Everybody’s Granny has a recipe for bean jar, all slightly different due to the ingredients available but normally the simpler the better.”


Bean Jar Recipe

(Guernsey French: enne Jarraie d'Haricaots)


Ingredients
1 lb Haricot Beans
1 lb Butter Beans
1 lb Belly Pork
1 lb Onions
Stock
Seasoning 

Preparation
Soak beans over night in cold water.
Discard the water.
Put beans in fresh water and boil for at least 30 minuets.
Add pork, chopped onions and stock cube and boil for a further 20 minutes.

Cooking
Place in a low to medium oven for three to four hours (minimum) or slow cooker.

Beans should be soft and meat should fall off the bone.

Enjoy with a thick slice of farmhouse bread and Guernsey butter!

With thanks to Rachel Torode for supplying this recipe.


Gâche Mélée (pronounced Gosh Mel - are)


Gâche Mélée is a traditional Guernsey apple dessert and is a favourite with locals. Gâche Mélée is particularly good in the autumn when the nights are becoming colder and darker and the apples are freshly picked. It’s great eaten hot or cold and with a dollop of Guernsey cream or custard.

Ingredients
½ lb plain flour
¼ lb suet or Guernsey Butter 
1½ lb apples (peeled, cored and chopped)
½ lb demarara sugar
¼ tsp of nutmeg
¼ tsp of cinnamon
¼ tsp of mixed spice
½ teacup of water
1 tsp salt
1 free range egg
 
Preparation

Rub the butter or suet into the flour until like breadcrumbs. Add all other dry ingredients, apple and mix well. Add egg and water and again mix well. Place in a 7 inch (18cm) square tin.

Tip:
Prior to making this dessert all dry ingredients and apple can be mixed together and stood in the fridge to improve the flavour. Also, why not keep back some sugar to sprinkle on top prior to cooking – this makes a crunchier top.

Cooking

Cook in a low oven for 2 hours until golden brown.


Ormer Casserole


The Ormer is an abalone found on Guernsey shores.  For more information on the Ormer see our From the Sea page.

Ingredients

As many ormers as possible
A strip or two of belly pork
2-3 carrots
2-3 shallots
Guernsey butter
Bay Leaf
Salt and Pepper

Preparation
Once having found some Ormers, soak in fresh water for an hour, prize it from its shell, scrub, trim and beat with a steak hammer. The traditional way to cook Ormers is in a casserole

Cooking
Flour the Ormers and brown in a frying pan with the Guernsey butter.  Place the Ormers in a casserole dish with the cubes of belly pork, sliced carrots, bay leaf and season with salt and pepper.  Place in pre-heated oven at 160/170 °c for two hours.  Turn down the oven and allow the casserole to simmer until cooked.  Enjoy with a Guernesey Biscuit.


Guernsey Biscuits

A Guernsey Biscuit is a savoury roll with a frim crust and fluffy soft centre.


1lb Plain white flour
1oz  Fresh yeast
½ oz of salt
4oz Guernsey butter*
8 fl. oz warm Guernsey milk (or combination of water & milk) 
½ oz of sugar

* Traditionally Guernsey butter and/or lard would have been used.


Sieve and mix the salt and flour.
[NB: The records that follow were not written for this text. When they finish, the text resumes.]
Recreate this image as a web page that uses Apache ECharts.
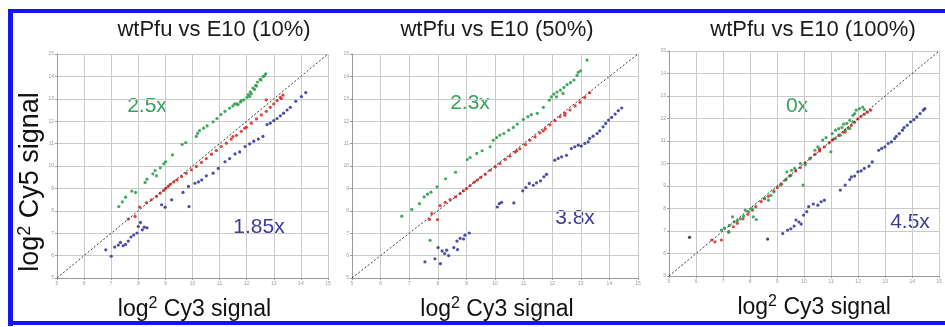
<!DOCTYPE html>
<html>
<head>
<meta charset="utf-8">
<script src="https://cdn.jsdelivr.net/npm/echarts@6/dist/echarts.min.js"></script>
<style>
  html, body { margin: 0; padding: 0; background: #fff; }
  #chart { width: 945px; height: 327px; }
</style>
</head>
<body>
<div id="chart"></div>
<script>
// log2 signal scale, same on both axes
const axisMin = 5
const axisMax = 15

const titles = ['wtPfu vs E10 (10%)', 'wtPfu vs E10 (50%)', 'wtPfu vs E10 (100%)']
const greenNotes = ['2.5x', '2.3x', '0x']
const blueNotes = ['1.85x', '3.8x', '4.5x']

// panel 1 (10%)
const p1Green = [[7.28,8.19],[7.41,8.40],[7.53,8.61],[7.76,8.88],[7.90,8.82],[8.25,9.26],[8.32,9.41],[8.54,9.65],[8.62,9.80],[8.67,9.56],[8.81,9.92],[8.94,10.10],[9.01,10.19],[9.26,10.50],[9.62,10.96],[9.75,11.05],[10.14,11.32],[10.19,11.46],[10.26,11.58],[10.41,11.69],[10.54,11.79],[10.76,11.97],[10.90,12.12],[11.05,12.30],[11.20,12.44],[11.37,12.58],[11.49,12.68],[11.56,12.77],[11.64,12.77],[11.68,12.74],[11.77,12.86],[11.80,12.92],[11.89,12.95],[12.01,13.07],[12.06,13.19],[12.11,13.10],[12.13,13.31],[12.17,13.22],[12.23,13.48],[12.29,13.42],[12.33,13.60],[12.36,13.57],[12.40,13.75],[12.50,13.87],[12.53,13.84],[12.60,13.99],[12.65,14.02],[12.70,14.11]]
const p1Red = [[7.63,7.63],[7.88,7.75],[8.05,8.16],[8.30,8.37],[8.48,8.49],[8.67,8.64],[8.81,8.79],[8.94,8.91],[9.01,9.00],[9.10,9.09],[9.18,9.18],[9.31,9.29],[9.43,9.38],[9.60,9.53],[9.77,9.68],[9.96,9.83],[10.14,9.98],[10.33,10.16],[10.51,10.33],[10.70,10.53],[10.88,10.69],[11.06,10.87],[11.25,11.02],[11.43,11.20],[11.49,11.31],[11.62,11.37],[11.80,11.55],[11.93,11.69],[11.99,11.73],[12.17,11.91],[12.36,12.10],[12.54,12.28],[12.72,12.44],[12.72,12.95],[12.87,12.62],[13.00,12.77],[13.12,12.92],[13.24,13.07],[13.28,13.01],[13.34,13.16]]
const p1Blue = [[6.80,6.26],[7.00,5.97],[7.13,6.38],[7.26,6.47],[7.34,6.59],[7.44,6.44],[7.53,6.50],[7.63,6.65],[7.73,6.83],[7.83,6.92],[7.95,7.01],[8.00,7.30],[8.08,7.48],[8.15,7.15],[8.22,7.27],[8.32,7.24],[8.86,8.27],[8.99,8.16],[9.23,8.49],[9.65,8.82],[9.85,9.09],[9.87,8.19],[10.09,9.23],[10.22,9.29],[10.34,9.38],[10.51,9.56],[10.76,9.68],[10.95,9.89],[11.20,10.19],[11.37,10.33],[11.57,10.54],[11.74,10.63],[11.94,10.87],[12.11,10.99],[12.26,11.11],[12.43,11.20],[12.60,11.32],[12.75,11.85],[12.87,11.91],[13.00,12.03],[13.12,12.12],[13.24,12.24],[13.36,12.36],[13.49,12.50],[13.61,12.62],[13.81,12.89],[14.02,13.10],[14.18,13.28]]

// panel 2 (50%)
const p2Green = [[6.74,7.76],[7.09,8.06],[7.36,8.32],[7.52,8.62],[7.64,8.74],[7.73,6.68],[7.76,8.83],[7.97,9.07],[8.27,9.43],[8.62,9.72],[9.03,10.29],[9.13,10.38],[9.36,10.56],[9.55,10.68],[9.83,10.86],[9.94,11.15],[10.06,11.27],[10.17,11.38],[10.31,11.45],[10.48,11.60],[10.64,11.72],[10.78,11.87],[10.99,12.08],[11.15,12.20],[11.27,12.29],[11.48,12.35],[11.69,12.62],[11.90,12.94],[11.97,13.09],[12.06,13.21],[12.15,13.09],[12.17,13.30],[12.29,13.39],[12.38,13.24],[12.41,13.51],[12.52,13.63],[12.64,13.72],[12.76,13.84],[12.87,14.05],[12.91,14.18],[12.99,14.25],[13.22,14.73]]
const p2Red = [[7.71,7.62],[7.99,7.61],[7.79,7.88],[8.08,8.23],[8.26,8.38],[8.43,8.50],[8.62,8.62],[8.78,8.77],[8.90,8.89],[9.01,8.99],[9.13,9.13],[9.27,9.28],[9.38,9.37],[9.50,9.49],[9.66,9.63],[9.83,9.81],[10.01,9.96],[10.17,10.11],[10.36,10.29],[10.52,10.44],[10.71,10.62],[10.76,10.68],[10.87,10.77],[11.06,10.95],[11.22,11.15],[11.40,11.30],[11.57,11.48],[11.69,11.57],[11.76,11.66],[11.92,11.84],[12.10,12.02],[12.27,12.20],[12.44,12.27],[12.45,12.35],[12.62,12.50],[12.80,12.68],[12.97,12.85],[13.14,13.06],[13.31,13.27]]
const p2Blue = [[7.55,5.72],[7.90,5.86],[8.09,5.64],[8.01,6.36],[8.15,6.21],[8.24,6.09],[8.38,6.00],[8.31,6.24],[8.56,6.36],[8.69,6.27],[8.67,6.65],[8.78,6.77],[8.90,6.74],[8.95,6.91],[9.10,7.01],[10.08,8.17],[10.15,8.32],[10.23,8.38],[10.66,8.35],[10.97,8.89],[11.08,9.04],[11.20,9.22],[11.34,9.14],[11.45,9.25],[11.59,9.34],[11.71,9.52],[11.80,9.63],[12.09,10.26],[12.21,10.34],[12.33,10.41],[12.50,10.48],[12.67,10.78],[12.79,10.86],[12.91,10.93],[13.02,10.89],[13.14,11.01],[13.26,11.08],[13.31,11.23],[13.43,11.33],[13.57,11.45],[13.66,11.57],[13.78,11.75],[13.87,11.90],[13.97,12.05],[14.08,12.17],[14.20,12.32],[14.31,12.47],[14.43,12.59]]

// panel 3 (100%)
const p3Green = [[6.94,7.04],[7.05,7.13],[7.21,6.94],[7.23,7.25],[7.35,7.63],[7.41,7.41],[7.53,7.46],[7.64,7.54],[7.76,7.66],[7.82,7.93],[7.94,7.86],[8.06,8.00],[8.12,7.63],[8.23,7.51],[8.53,8.45],[8.68,8.37],[8.77,8.59],[8.88,8.74],[9.12,9.04],[9.30,9.26],[9.36,9.63],[9.46,9.44],[9.53,9.70],[9.65,9.78],[9.86,10.00],[9.96,9.04],[10.04,9.94],[10.22,10.21],[10.40,10.59],[10.51,10.74],[10.69,11.04],[10.81,11.15],[10.99,10.52],[11.04,11.33],[11.16,11.48],[11.16,11.11],[11.28,11.55],[11.34,11.26],[11.40,11.60],[11.46,11.75],[11.52,11.48],[11.58,11.78],[11.69,11.92],[11.69,11.56],[11.81,12.14],[11.81,11.85],[11.87,12.22],[11.93,12.37],[12.05,12.44],[12.17,12.51],[12.23,12.40]]
const p3Red = [[6.58,6.60],[6.70,6.52],[6.94,6.60],[7.21,6.97],[7.38,7.19],[7.53,7.34],[7.74,7.54],[7.92,7.75],[8.09,7.93],[8.21,8.08],[8.41,8.31],[8.54,8.43],[8.68,8.55],[8.88,8.79],[9.01,8.93],[9.16,9.08],[9.33,9.29],[9.51,9.47],[9.69,9.67],[9.86,9.82],[10.04,10.03],[10.22,10.24],[10.40,10.41],[10.57,10.56],[10.57,10.65],[10.75,10.74],[10.93,10.92],[11.04,11.04],[11.10,11.09],[11.28,11.24],[11.46,11.39],[11.52,11.41],[11.64,11.57],[11.75,11.69],[11.87,11.83],[11.99,11.98],[12.11,12.10],[12.23,12.19],[12.34,12.28],[12.46,12.37]]
const p3Blue = [[9.21,6.89],[9.39,7.04],[9.51,7.10],[9.63,7.22],[9.70,7.49],[9.81,7.40],[9.89,7.31],[9.98,7.71],[10.10,7.86],[10.17,8.08],[10.34,8.20],[10.51,8.15],[10.63,8.30],[10.75,8.37],[11.34,8.82],[11.52,9.04],[11.69,9.29],[11.75,9.41],[11.87,9.44],[11.99,9.63],[12.11,9.67],[12.23,9.78],[12.40,9.88],[12.52,10.07],[12.76,10.59],[12.87,10.67],[12.99,10.74],[13.11,10.89],[13.23,10.96],[13.35,11.11],[13.41,11.21],[13.52,11.33],[13.64,11.48],[13.70,11.60],[13.82,11.70],[13.94,11.85],[14.06,11.95],[14.17,12.07],[14.29,12.22],[14.41,12.37],[14.47,12.44]]
const p3Gray = [[5.76,6.72],[8.65,6.64]]

const GREEN = '#2f9e4f'
const RED = '#d9302a'
const BLUE = '#3a3a9e'
const FONT = 'Liberation Sans, Arial'

const panels = [
  { green: p1Green, red: p1Red, blue: p1Blue, other: [] },
  { green: p2Green, red: p2Red, blue: p2Blue, other: [] },
  { green: p3Green, red: p3Red, blue: p3Blue, other: p3Gray },
]

const grids = [
  { left: 57, top: 54, width: 271, height: 224 },
  { left: 352, top: 54, width: 286, height: 224 },
  { left: 669, top: 51, width: 282, height: 225 },
]
const titleX = [214, 497, 813]
const greenPos = [[147, 106], [470, 103], [797, 106]]
const bluePos = [[259, 227], [575, 218], [910, 222]]

const nameRich = {
  a: { fontSize: 23, lineHeight: 27, color: '#111', fontFamily: FONT },
  s: { fontSize: 16, lineHeight: 16, color: '#111', verticalAlign: 'top', fontFamily: FONT },
}

const makeAxis = (i) => ({
  type: 'value',
  gridIndex: i,
  min: axisMin,
  max: axisMax,
  interval: 1,
  axisLine: { show: true, lineStyle: { color: '#999', width: 1 } },
  axisTick: { show: true, length: 2, lineStyle: { color: '#999' } },
  axisLabel: { fontSize: 5, color: '#999', margin: 3 },
  splitLine: { show: true, lineStyle: { color: '#cacaca', width: 1 } },
})

const xAxes = grids.map((g, i) => ({
  ...makeAxis(i),
  name: '{a|log}{s|2}{a| Cy3 signal}',
  nameLocation: 'middle',
  nameGap: 18,
  nameTextStyle: { rich: nameRich, padding: i === 2 ? [0, 0, 0, 20] : [0, 0, 0, 4] },
}))
const yAxes = grids.map((g, i) => ({
  ...makeAxis(i),
  name: i === 0 ? '{a|log}{s|2}{a| Cy5 signal}' : '',
  nameLocation: 'middle',
  nameGap: 10,
  nameRotate: 90,
  nameTextStyle: {
    padding: [0, 32, 0, 0],
    rich: {
      a: { ...nameRich.a, fontSize: 27, lineHeight: 30 },
      s: { ...nameRich.s, fontSize: 18, lineHeight: 18 },
    },
  },
}))

const series = []
panels.forEach((p, i) => {
  series.push({
    type: 'line',
    xAxisIndex: i,
    yAxisIndex: i,
    data: [[axisMin, axisMin], [axisMax, axisMax]],
    symbol: 'none',
    silent: true,
    lineStyle: { color: '#222', width: 0.9, type: [2, 2] },
  })
  const dots = [
    [p.blue, BLUE],
    [p.other, '#333'],
    [p.red, RED],
    [p.green, GREEN],
  ]
  dots.forEach(([d, c]) => {
    series.push({
      type: 'scatter',
      xAxisIndex: i,
      yAxisIndex: i,
      data: d,
      symbolSize: 3.2,
      itemStyle: { color: c, opacity: 0.9 },
    })
  })
})

const graphic = [
  // blue frame
  { type: 'rect', shape: { x: 8, y: 9, width: 5, height: 317 }, style: { fill: '#1414f5' } },
  { type: 'rect', shape: { x: 8, y: 9, width: 937, height: 4 }, style: { fill: '#1414f5' } },
  { type: 'rect', shape: { x: 8, y: 321, width: 937, height: 4 }, style: { fill: '#1414f5' } },
]
greenNotes.forEach((t, i) => {
  graphic.push({
    type: 'text', x: greenPos[i][0], y: greenPos[i][1],
    style: { text: t, fill: '#35a25a', font: '21px "Liberation Sans", Arial', align: 'center', verticalAlign: 'middle' },
  })
})
blueNotes.forEach((t, i) => {
  graphic.push({
    type: 'text', x: bluePos[i][0], y: bluePos[i][1],
    style: { text: t, fill: '#3d3d96', font: '21px "Liberation Sans", Arial', align: 'center', verticalAlign: 'middle' },
  })
})

const chart = echarts.init(document.getElementById('chart'))
chart.setOption({
  animation: false,
  backgroundColor: '#fff',
  title: titles.map((t, i) => ({
    text: t,
    left: titleX[i],
    top: 19,
    textAlign: 'center',
    padding: 0,
    textStyle: { fontSize: 22, fontWeight: 'normal', color: '#1a1a1a', fontFamily: FONT },
  })),
  grid: grids,
  xAxis: xAxes,
  yAxis: yAxes,
  series,
  graphic,
})
</script>
</body>
</html>
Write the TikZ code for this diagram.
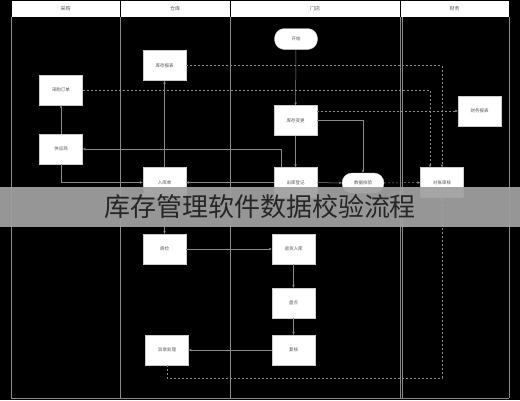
\documentclass[tikz,border=0pt]{standalone}
\usepackage{fontspec}
\setmainfont{Noto Sans CJK SC}
\usetikzlibrary{arrows.meta}
\definecolor{linegray}{HTML}{8A8A8A}
\definecolor{bandgray}{HTML}{A0A0A0}
\definecolor{textgray}{HTML}{555555}
\tikzset{
	lane/.style={draw=linegray, line width=0.5pt},
	header/.style={fill=white, inner sep=0pt, minimum height=16pt, text=textgray, font=\fontsize{5}{6}\selectfont},
	box/.style={draw=gray!40, fill=white, inner sep=0pt, minimum width=43pt, minimum height=30pt, text=textgray, font=\fontsize{4.5}{5}\selectfont},
	roundbox/.style={box, rounded corners=10pt, minimum height=21pt},
	link/.style={draw=linegray, line width=0.5pt, -{Stealth[length=3pt,width=2.5pt]}},
	dlink/.style={link, dash pattern=on 2pt off 2pt},
}
\begin{document}
\begin{tikzpicture}[x=1pt, y=-1pt]
		%%%%% START %%%%%
		
		\fill[black] (0, 0) rectangle (520, 400);
		\useasboundingbox (0, 0) rectangle (520, 400);
		
		\node[header, minimum width=108pt] (h1) at (65.5, 9) {采购};
		\node[header, minimum width=109pt] (h2) at (175, 9) {仓库};
		\node[header, minimum width=169pt] (h3) at (315, 9) {门店};
		\node[header, minimum width=108pt] (h4) at (454.5, 9) {财务};
		
		\foreach \x in {11, 120, 230, 400, 509}
			\draw[lane] (\x, 17) -- (\x, 398);
		\draw[lane] (402, 17) -- (402, 398);
		\draw[lane] (11, 398) -- (509, 398);
		
		\node[roundbox] (start) at (296, 39) {开始};
		\node[box] (report) at (164.5, 65.5) {库存报表};
		\node[box] (order) at (61, 90) {采购订单};
		\node[box] (supplier) at (61, 149) {供应商};
		\node[box] (change) at (295.5, 120.5) {库存变更};
		\node[box] (finance) at (479.5, 111) {财务报表};
		
		\node[box] (receipt) at (164.5, 182.5) {入库单};
		\node[box] (outbound) at (295.5, 182.5) {出库登记};
		\node[roundbox, minimum width=42pt, minimum height=20pt] (check) at (363, 183) {数据校验};
		\node[box] (audit) at (442, 182.5) {对账审核};
		
		\node[box] (inspect) at (164.5, 249) {质检};
		\node[box] (returns) at (293.5, 249) {退货入库};
		\node[box] (count) at (293.5, 303) {盘点};
		\node[box] (recheck) at (293.5, 350) {复核};
		\node[box] (issue) at (167, 350) {异常处理};
		
		\draw[link] (start) -- (change);
		\draw[link] (change) -- (outbound);
		\draw[link] (change.east) -| (check.north);
		\draw[link] (outbound) -- (check);
		\draw[dlink] (check) -- (audit);
		\draw[link] (receipt) -- (report);
		\draw[link] (supplier) -- (order);
		\draw[link] (supplier.south) |- (receipt.west);
		\draw[link] ([xshift=-14.5pt]outbound.north) |- (supplier.east);
		\draw[link] (outbound) -- (receipt);
		\draw[link] (receipt) -- (inspect);
		\draw[link] (inspect) -- (returns);
		\draw[link] (returns) -- (count);
		\draw[link] (count) -- (recheck);
		\draw[link] (recheck) -- (issue);
		
		\draw[dlink] (issue.south) -- ++(0, 13) -| (audit.south);
		\draw[dlink] (report.east) -| (audit.north);
		\draw[dlink] (order.east) -| ([xshift=-12pt]audit.north);
		\draw[dlink] (change.east |- finance.west) -- (finance.west);
		
		\fill[bandgray, opacity=0.94] (0, 187) rectangle (520, 227);
		\node[text=black!85, font=\fontsize{26}{28}\selectfont, inner sep=0pt] (title) at (260, 207) {库存管理软件数据校验流程};
		
		%%%%% END %%%%%
	\end{tikzpicture}
\end{document}
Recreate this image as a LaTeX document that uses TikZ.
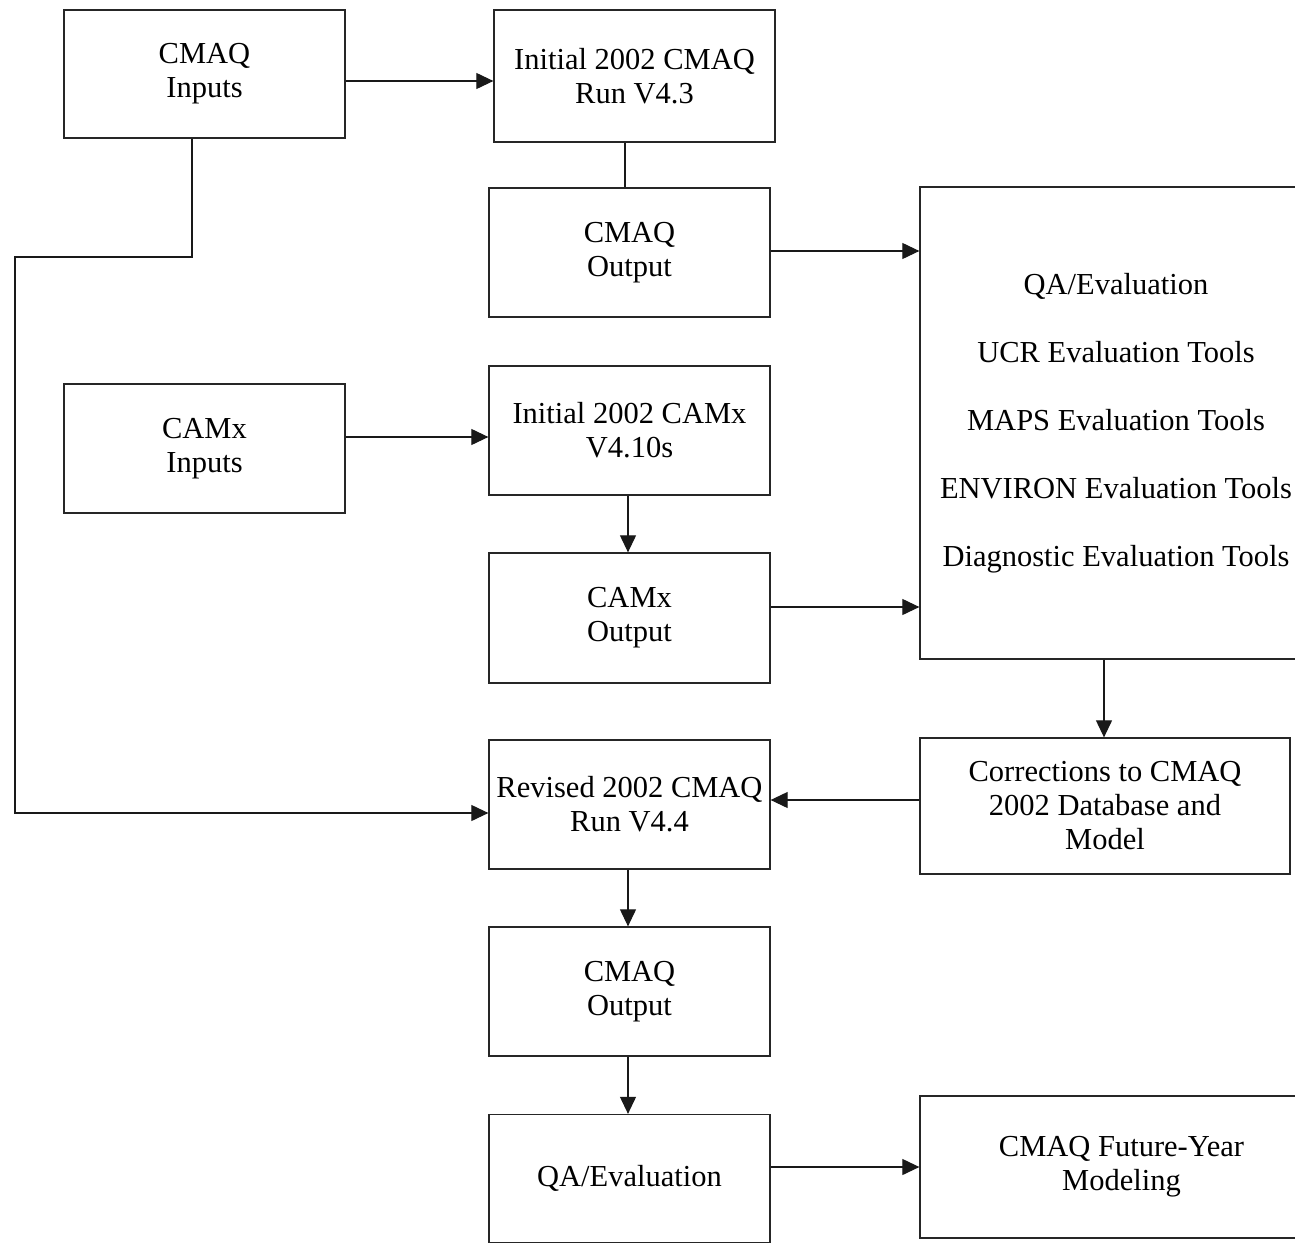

Cream the butter, yeast & sugar and add the warm milk. Leave for ten minutes.

Mix the creamed butter, milk etc with the flour and knead it well. Cover the bowl and leave to stand in a warm place for 1 ½ hours to rise.

Kneading the dough again lightly on a floured board and form into round shapes.

Flatten the balls or roll them into biscuit shapes. Place on a greased baking sheet and leave in a warm place for 20 minutes.


Bake in a preheated moderately hot oven 200°C (400°F) Gas mark 6 for 20 minutes.